4. Boards are increasingly tasked with compliance roles, but still need to focus on the overall strategy and direction of a company.  The list of compliance-related activities tasked to board members seems never-ending, but boards still need to carve out time to consider the strategic options and directions of the company.  Some boards are scheduling time to consider these matters outside of traditional meetings, and are engaging in more direct, informal conversations with management.

5. SEC disclosure regulations will inevitably drive substantive changes.  The SEC has recently adopted new disclosure regulations that will invariably result in substantive changes in the way that boards address their responsibilities.  For example, disclosure of directors’ qualifications, or whether the board has a diversity policy, may affect the way that boards recruit new members or undertake self-evaluations.   Disclosure of the relationship between compensation practices and corporate risk-taking, as well as the prospect of “say on pay” shareholder advisory votes, will inevitably also influence how compensation committees make executive compensation determinations.  At a minimum, boards are being required to express judgments on issues that may be fraught with legal risk.  The phenomenon of disclosure rules begetting substantive changes in practice and policy is well established in the post-Sarbanes era.

6. Companies are still determining how best to comply with SEC requirements to disclose the qualifications of directors.  Disclosing individualized qualification attributes of directors at the level expected by the SEC could test the diplomatic skills of the board chair or lead director.   The new disclosure requirements may pose particular challenges for directors who are representatives of institutional investors, where board designations are often based on the needs of the investor and not the company.

7. Evaluate various methods on how to best educate the board about corporate risk.  A major challenge for general counsel is to ensure that the board has adequate information to assess the company’s risk profile and to oversee management’s handling of risk.  Some CEOs take a strong role in educating the board about corporate risk, but other boards may be better served with designated management liaisons.  General counsel may need to serve as an “honest broker” in this process, to make sure both that the board is asking the right questions and that management is proactive in educating the directors.

8. Recent Delaware case law calls into question fiduciary duties that directors owe to common and preferred shareholders.  The recent Delaware decision in Trados Incorporated Shareholder Litigation reminds directors that they must take extra care of their fiduciary duties (e.g., acting in good faith, in the best interests of the stockholders and not in one’s self-interest) in situations where the interests of common shareholders are at odds with those of preferred shareholders.  Balancing these interests can be a particular challenge for board representatives of institutional investors.  The presence of institutional investors on the board may raise the advisability of handling important transactions through a special committee of independent directors.

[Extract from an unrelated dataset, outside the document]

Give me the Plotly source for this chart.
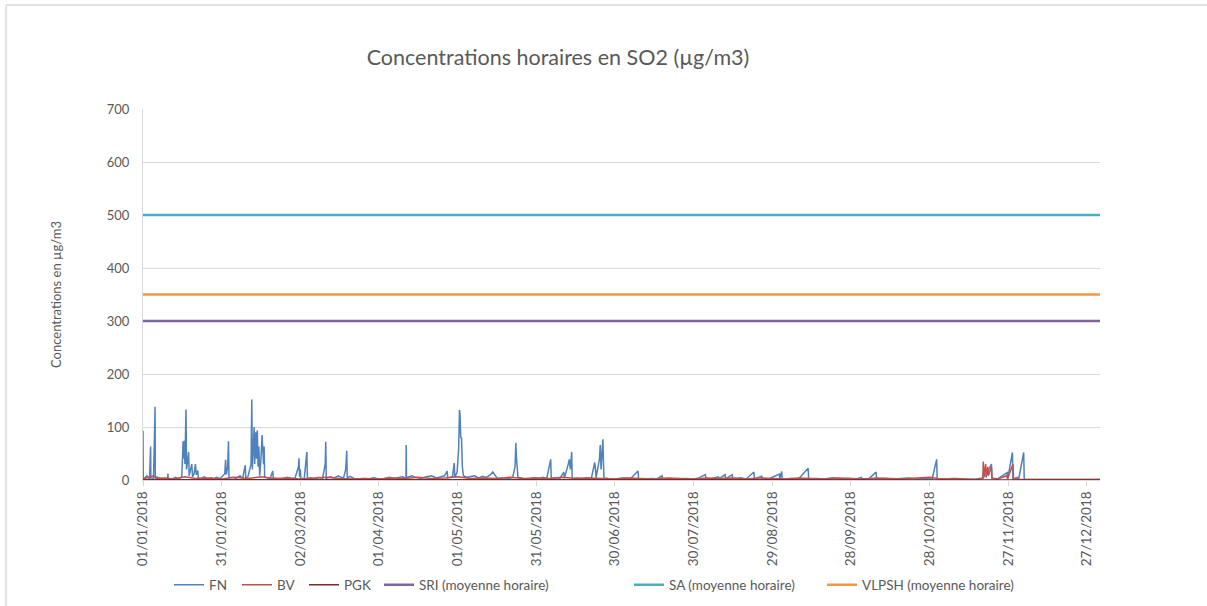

9. Boards of directors should evaluate whether recent cost cutting measures may increase the risk of fraud.  Fewer employees with greater responsibilities in sensitive areas are a risk factor for potential fraud.  Boards should consider the impact of cost cutting measures during the economic downturn and evaluate areas where risks have increased as a result.

10. Management is best suited for interacting with shareholders.  Despite increasing shareholder pressure to meet with directors, boards are generally more comfortable having management represent the company in dealing with shareholder relations.